Even a Patent Can Be Decorative
“Whoever invents any new, original, and ornamental design for an article of manufacture may obtain a patent therefor.” 35 U.S.C. § 171.
If your company produces products that are unique in appearance, and your primary concern is the direct copying of those products by competitors, design patents are a useful tool for warding off (or punishing) copycats. Design patents are directed to protecting the cosmetic or decorative features of a product’s design. In contrast to utility patents that protect an invention that is a machine, process, composition of matter, or article of manufacture, design patents protect how an article of manufacture looks. Three kinds of designs are eligible for design patent protection:
• A design for an ornament, impression, print, or picture applied to or embodied in an article of manufacture (surface indicia)
• A design for the shape or configuration of an article of manufacture
• A combination of the first two categories.
A picture is not patentable as a design because the patentable design must be incorporated into an article of manufacture. I recently saw a teapot shaped to look like two dancing cartoon hippos at a local consignment shop. The teapot could be the subject of a design patent application while a companion cartoon drawing of the same two dancing hippos could not.

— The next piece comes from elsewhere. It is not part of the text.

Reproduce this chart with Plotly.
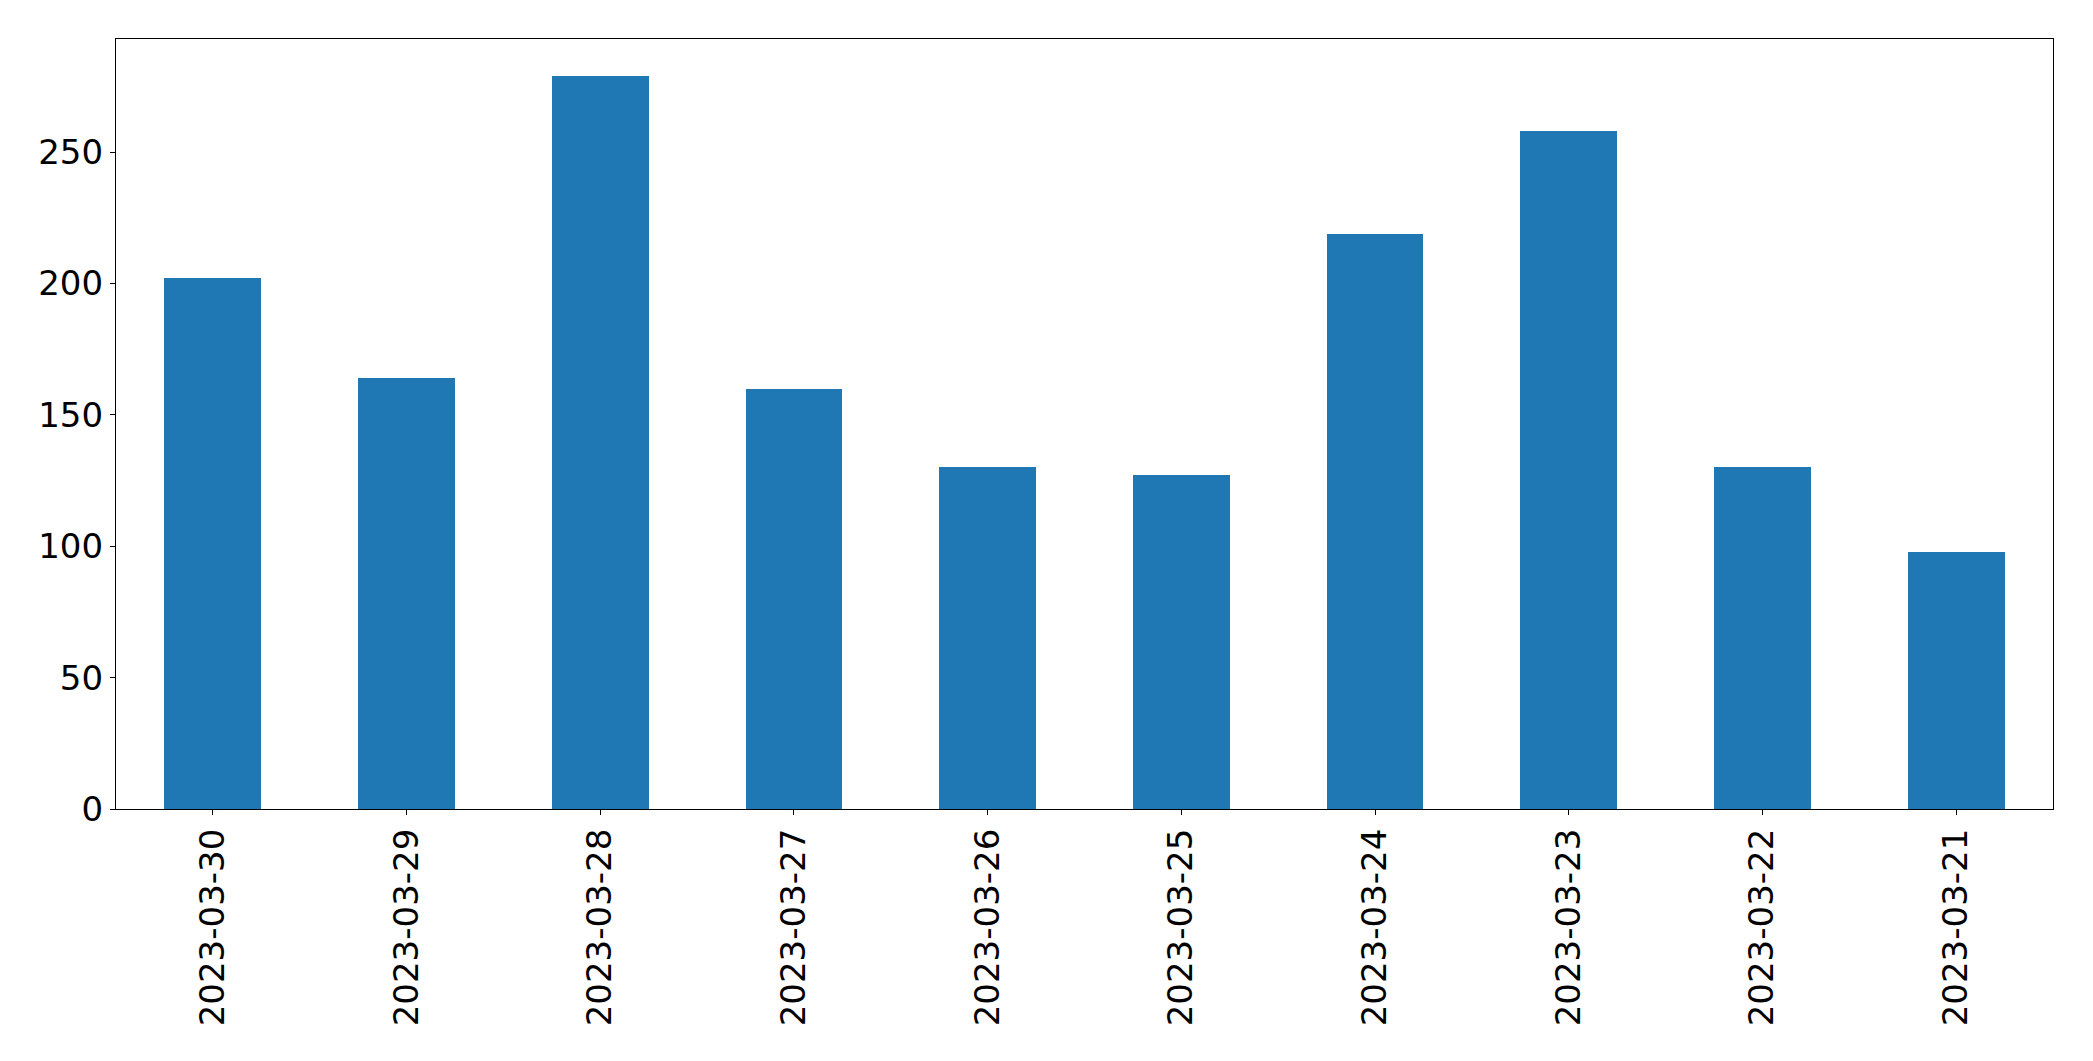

Design patent protection is based on a design patent application, which includes drawings of the design for which patent protection is sought, a specification and a single claim. The drawings must meet exacting Patent Office rules. The specification of a design patent application is much simpler than that of a utility patent application. Therefore, while offering narrower protection than a utility patent, a design patent can generally be obtained at a significantly lower cost. Design patent protection allows you to file suit against a competitor who copies your patented design and attempt to recover monetary damages and/or seek an injunction ordering the competitor to stop producing and selling the infringing design.
Thanks to a recent appeals court decision, businesses whose products have a unique cosmetic appearance may find design patents more appealing than in the past. The decision by the Court of Appeals for the Federal Circuit in Egyptian Goddess, Inc. v. Swisa, Inc. should make it easier for the owners of design patents to enforce those patents because it simplifies the test for proving infringement of a design patent.
Prior to Egyptian Goddess, a potentially infringing product design was required to satisfy both an “ordinary observer” and a “points of novelty” test to infringe the patented design. Under the ordinary observer test, an accused design was infringing if an ordinary observer, exercising ordinary care, would find the accused and patented designs substantially similar. If the average consumer would be induced by the similarity of the designs to buy the accused design, believing it to be the patented design, the design patent is infringed. The Federal Circuit in Egyptian Goddess eliminated the points-of-novelty test from the analysis, instead relying solely on the ordinary observer test to find infringement, ultimately making it easier to demonstrate infringement of a design patent on a competitor’s knock off product.